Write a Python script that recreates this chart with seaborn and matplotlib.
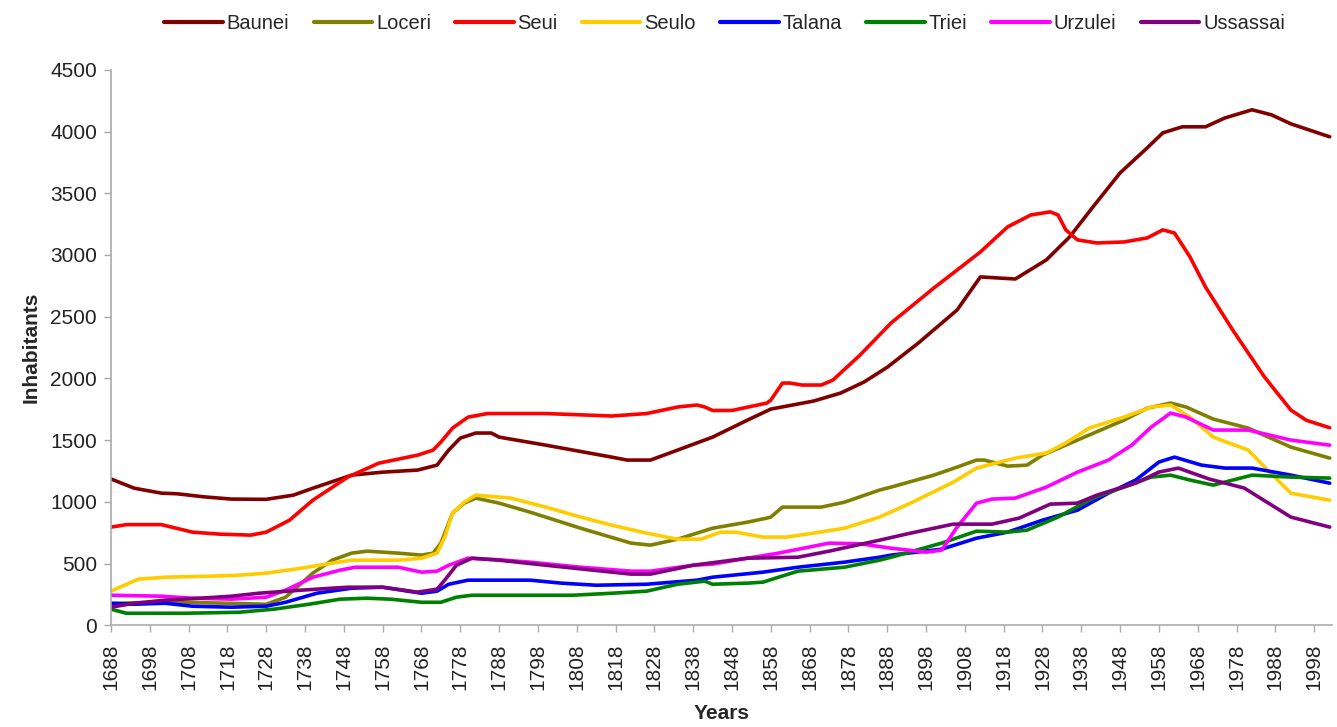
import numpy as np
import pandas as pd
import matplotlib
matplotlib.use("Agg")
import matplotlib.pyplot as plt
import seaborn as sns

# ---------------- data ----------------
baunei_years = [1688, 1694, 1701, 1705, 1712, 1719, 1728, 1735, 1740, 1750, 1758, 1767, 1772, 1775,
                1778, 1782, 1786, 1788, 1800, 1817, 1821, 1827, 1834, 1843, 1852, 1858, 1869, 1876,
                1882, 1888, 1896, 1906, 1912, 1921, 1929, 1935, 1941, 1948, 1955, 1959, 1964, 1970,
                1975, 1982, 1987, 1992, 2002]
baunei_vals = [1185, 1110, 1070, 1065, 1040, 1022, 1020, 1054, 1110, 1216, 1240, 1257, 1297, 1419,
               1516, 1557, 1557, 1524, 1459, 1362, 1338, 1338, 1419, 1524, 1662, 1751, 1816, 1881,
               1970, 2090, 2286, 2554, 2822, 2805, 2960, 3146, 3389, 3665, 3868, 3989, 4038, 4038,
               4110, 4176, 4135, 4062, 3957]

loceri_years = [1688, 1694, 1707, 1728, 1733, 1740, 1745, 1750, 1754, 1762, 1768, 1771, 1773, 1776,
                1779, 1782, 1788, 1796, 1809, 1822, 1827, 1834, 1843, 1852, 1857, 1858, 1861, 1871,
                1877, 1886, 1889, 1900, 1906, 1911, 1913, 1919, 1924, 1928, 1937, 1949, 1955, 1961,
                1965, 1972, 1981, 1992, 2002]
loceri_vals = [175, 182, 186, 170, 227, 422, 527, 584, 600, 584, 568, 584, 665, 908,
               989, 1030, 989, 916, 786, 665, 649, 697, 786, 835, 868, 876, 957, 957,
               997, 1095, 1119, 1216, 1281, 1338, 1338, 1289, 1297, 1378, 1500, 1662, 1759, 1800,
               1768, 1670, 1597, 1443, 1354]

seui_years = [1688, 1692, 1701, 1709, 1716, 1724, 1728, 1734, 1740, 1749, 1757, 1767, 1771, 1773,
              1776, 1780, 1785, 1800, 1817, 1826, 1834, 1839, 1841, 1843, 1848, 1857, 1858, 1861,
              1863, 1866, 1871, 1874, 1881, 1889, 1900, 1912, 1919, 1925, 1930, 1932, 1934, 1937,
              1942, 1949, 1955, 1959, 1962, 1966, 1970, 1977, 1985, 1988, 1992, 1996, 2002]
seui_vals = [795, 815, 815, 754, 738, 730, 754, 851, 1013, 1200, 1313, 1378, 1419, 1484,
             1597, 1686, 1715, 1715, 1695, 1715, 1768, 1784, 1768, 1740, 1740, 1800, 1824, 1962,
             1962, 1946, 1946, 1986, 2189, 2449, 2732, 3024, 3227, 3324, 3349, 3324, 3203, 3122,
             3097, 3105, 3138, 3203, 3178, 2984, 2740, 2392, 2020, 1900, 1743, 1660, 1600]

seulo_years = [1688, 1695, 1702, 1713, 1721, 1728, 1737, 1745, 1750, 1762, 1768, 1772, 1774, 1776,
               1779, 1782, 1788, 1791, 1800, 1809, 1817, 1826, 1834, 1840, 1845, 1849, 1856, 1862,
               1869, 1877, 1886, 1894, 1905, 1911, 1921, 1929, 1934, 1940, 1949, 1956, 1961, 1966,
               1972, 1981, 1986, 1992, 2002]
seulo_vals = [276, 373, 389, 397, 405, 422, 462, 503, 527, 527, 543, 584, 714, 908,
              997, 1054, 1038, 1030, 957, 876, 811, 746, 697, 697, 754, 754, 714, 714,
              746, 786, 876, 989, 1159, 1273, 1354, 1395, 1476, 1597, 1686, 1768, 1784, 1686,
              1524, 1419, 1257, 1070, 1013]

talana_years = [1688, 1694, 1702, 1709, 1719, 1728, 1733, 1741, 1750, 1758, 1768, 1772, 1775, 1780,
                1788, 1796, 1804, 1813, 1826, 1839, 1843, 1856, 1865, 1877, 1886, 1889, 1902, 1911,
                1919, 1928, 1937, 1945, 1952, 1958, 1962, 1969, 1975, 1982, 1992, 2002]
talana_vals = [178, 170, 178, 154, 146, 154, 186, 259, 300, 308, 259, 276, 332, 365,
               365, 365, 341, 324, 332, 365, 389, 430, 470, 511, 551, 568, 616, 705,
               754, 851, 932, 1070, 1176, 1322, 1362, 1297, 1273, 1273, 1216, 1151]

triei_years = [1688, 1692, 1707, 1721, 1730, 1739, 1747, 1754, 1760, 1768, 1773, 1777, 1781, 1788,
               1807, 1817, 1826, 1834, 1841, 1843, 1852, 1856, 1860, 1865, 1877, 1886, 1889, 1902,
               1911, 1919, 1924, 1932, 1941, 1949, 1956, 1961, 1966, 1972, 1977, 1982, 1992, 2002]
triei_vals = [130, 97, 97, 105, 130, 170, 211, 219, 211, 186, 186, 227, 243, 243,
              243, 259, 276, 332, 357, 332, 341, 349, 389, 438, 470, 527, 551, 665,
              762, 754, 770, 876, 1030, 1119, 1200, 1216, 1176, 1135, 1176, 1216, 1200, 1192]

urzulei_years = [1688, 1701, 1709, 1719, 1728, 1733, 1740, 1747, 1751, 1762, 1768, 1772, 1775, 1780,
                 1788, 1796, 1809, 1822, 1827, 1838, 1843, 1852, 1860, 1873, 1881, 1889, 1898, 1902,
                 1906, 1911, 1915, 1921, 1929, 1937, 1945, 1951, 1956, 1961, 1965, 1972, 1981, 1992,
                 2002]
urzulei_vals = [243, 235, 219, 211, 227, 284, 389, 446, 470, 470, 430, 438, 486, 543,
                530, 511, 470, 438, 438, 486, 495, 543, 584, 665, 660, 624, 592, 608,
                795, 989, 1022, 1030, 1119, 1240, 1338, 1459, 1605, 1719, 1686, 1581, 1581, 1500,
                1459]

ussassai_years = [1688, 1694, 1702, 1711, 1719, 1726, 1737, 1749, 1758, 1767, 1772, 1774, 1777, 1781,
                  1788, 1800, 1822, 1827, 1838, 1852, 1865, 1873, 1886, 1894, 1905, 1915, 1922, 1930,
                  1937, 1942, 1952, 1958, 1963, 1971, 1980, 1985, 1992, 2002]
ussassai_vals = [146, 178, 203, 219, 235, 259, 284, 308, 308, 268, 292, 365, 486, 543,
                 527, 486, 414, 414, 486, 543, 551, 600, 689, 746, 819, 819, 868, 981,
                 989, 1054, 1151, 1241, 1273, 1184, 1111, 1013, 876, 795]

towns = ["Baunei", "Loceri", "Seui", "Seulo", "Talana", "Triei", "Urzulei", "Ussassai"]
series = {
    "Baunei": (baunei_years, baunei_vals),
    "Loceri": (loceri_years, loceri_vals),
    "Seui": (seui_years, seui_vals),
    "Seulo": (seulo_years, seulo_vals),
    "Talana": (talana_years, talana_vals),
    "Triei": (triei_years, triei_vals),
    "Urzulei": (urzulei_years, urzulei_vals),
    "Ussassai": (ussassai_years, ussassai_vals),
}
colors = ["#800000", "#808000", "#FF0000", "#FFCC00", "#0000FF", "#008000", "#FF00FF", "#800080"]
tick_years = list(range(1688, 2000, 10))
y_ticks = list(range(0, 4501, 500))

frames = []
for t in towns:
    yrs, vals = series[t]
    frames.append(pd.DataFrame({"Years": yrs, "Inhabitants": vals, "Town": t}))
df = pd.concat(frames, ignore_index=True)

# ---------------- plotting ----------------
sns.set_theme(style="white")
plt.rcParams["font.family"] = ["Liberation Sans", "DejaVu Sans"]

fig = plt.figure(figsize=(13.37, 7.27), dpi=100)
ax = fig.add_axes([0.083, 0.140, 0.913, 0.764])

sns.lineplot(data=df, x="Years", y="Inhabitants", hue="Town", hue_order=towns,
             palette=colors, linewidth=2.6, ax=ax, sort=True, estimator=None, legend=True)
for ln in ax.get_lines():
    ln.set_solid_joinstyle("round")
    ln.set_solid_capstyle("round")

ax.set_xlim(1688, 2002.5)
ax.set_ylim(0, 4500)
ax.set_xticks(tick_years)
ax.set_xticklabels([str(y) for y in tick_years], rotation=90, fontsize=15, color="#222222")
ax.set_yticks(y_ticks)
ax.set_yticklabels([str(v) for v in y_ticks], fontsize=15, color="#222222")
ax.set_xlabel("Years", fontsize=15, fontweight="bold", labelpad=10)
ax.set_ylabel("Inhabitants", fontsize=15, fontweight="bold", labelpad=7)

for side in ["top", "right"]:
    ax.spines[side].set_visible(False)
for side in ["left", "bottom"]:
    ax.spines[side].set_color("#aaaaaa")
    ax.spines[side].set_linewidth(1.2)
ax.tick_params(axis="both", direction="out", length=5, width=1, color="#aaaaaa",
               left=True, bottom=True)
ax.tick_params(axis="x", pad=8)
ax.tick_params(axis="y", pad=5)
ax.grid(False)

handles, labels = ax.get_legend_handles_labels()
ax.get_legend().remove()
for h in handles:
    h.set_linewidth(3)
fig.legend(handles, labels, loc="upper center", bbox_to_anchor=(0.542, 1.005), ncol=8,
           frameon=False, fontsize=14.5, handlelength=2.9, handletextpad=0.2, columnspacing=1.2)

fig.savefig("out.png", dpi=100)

▶ What the task asks: Repeat only the lines between the start of the data and the line with "1768, 1670, 1597, 1443, 1354]", including those two lines, and skip the pictures.

▶ Answer to the problem:
Write a Python script that recreates this chart with seaborn and matplotlib.
import numpy as np
import pandas as pd
import matplotlib
matplotlib.use("Agg")
import matplotlib.pyplot as plt
import seaborn as sns

# ---------------- data ----------------
baunei_years = [1688, 1694, 1701, 1705, 1712, 1719, 1728, 1735, 1740, 1750, 1758, 1767, 1772, 1775,
                1778, 1782, 1786, 1788, 1800, 1817, 1821, 1827, 1834, 1843, 1852, 1858, 1869, 1876,
                1882, 1888, 1896, 1906, 1912, 1921, 1929, 1935, 1941, 1948, 1955, 1959, 1964, 1970,
                1975, 1982, 1987, 1992, 2002]
baunei_vals = [1185, 1110, 1070, 1065, 1040, 1022, 1020, 1054, 1110, 1216, 1240, 1257, 1297, 1419,
               1516, 1557, 1557, 1524, 1459, 1362, 1338, 1338, 1419, 1524, 1662, 1751, 1816, 1881,
               1970, 2090, 2286, 2554, 2822, 2805, 2960, 3146, 3389, 3665, 3868, 3989, 4038, 4038,
               4110, 4176, 4135, 4062, 3957]

loceri_years = [1688, 1694, 1707, 1728, 1733, 1740, 1745, 1750, 1754, 1762, 1768, 1771, 1773, 1776,
                1779, 1782, 1788, 1796, 1809, 1822, 1827, 1834, 1843, 1852, 1857, 1858, 1861, 1871,
                1877, 1886, 1889, 1900, 1906, 1911, 1913, 1919, 1924, 1928, 1937, 1949, 1955, 1961,
                1965, 1972, 1981, 1992, 2002]
loceri_vals = [175, 182, 186, 170, 227, 422, 527, 584, 600, 584, 568, 584, 665, 908,
               989, 1030, 989, 916, 786, 665, 649, 697, 786, 835, 868, 876, 957, 957,
               997, 1095, 1119, 1216, 1281, 1338, 1338, 1289, 1297, 1378, 1500, 1662, 1759, 1800,
               1768, 1670, 1597, 1443, 1354]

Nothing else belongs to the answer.